1. Heroku is slipping into a maintenance‑only mode
The announcement is widely read as a signal that Salesforce will stop selling new enterprise contracts and will only keep the existing service running.
“Enterprise Account contracts will no longer be offered to new customers.” – Salesforce post
“They’re basically saying ‘we’re going to keep the lights on’ but not how.” – codegeek
2. The community is scrambling for alternatives
With Heroku’s future uncertain, developers are pointing to Render, Railway, Fly.io, and self‑hosted options as the next best choices.
“Render for front‑end apps.
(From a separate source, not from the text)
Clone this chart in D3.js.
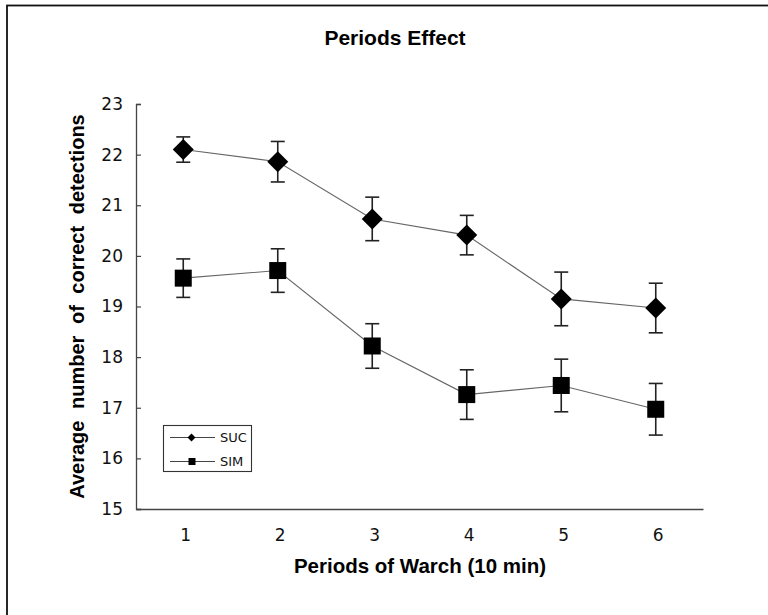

That’s my current go‑to.” – quentindanjou
“Railway for backend APIs.” – quentindanjou
“Fly.io are absolute G’s.” – mindwok
3. Corporate doublespeak is a major pain point
Many commenters feel the announcement is full of vague, jargon‑laden language that obscures the real change.
“This reads more like ‘we won’t deliberately turn the lights off… but they’re probably gonna break on their own eventually’.” – ceejayoz
“The post is full of corporate doublespeak.” – g8oz
4. A historical lens on Heroku’s rise and decline
The discussion is peppered with recollections of Heroku’s early glory, the 2010 Salesforce acquisition, and the subsequent loss of momentum.
“Heroku was acquired by Salesforce in 2010.” – simonw
“Heroku had its time but then stagnated heavily.” – sebiw
“Heroku pioneered the ‘git push deploy’ model.” – bgentry
5. Cost and pricing anxiety
Users lament the removal of the free tier, unpredictable pricing, and the perception that Heroku is now too expensive compared to newer PaaS options.
“Heroku’s free tier removal broke trust.” – anyfactor
“Heroku is expensive.” – ryantgtg
“Railway offers unlimited seats for paid plans.” – quentindanjou
These five themes capture the core concerns and reactions in the thread.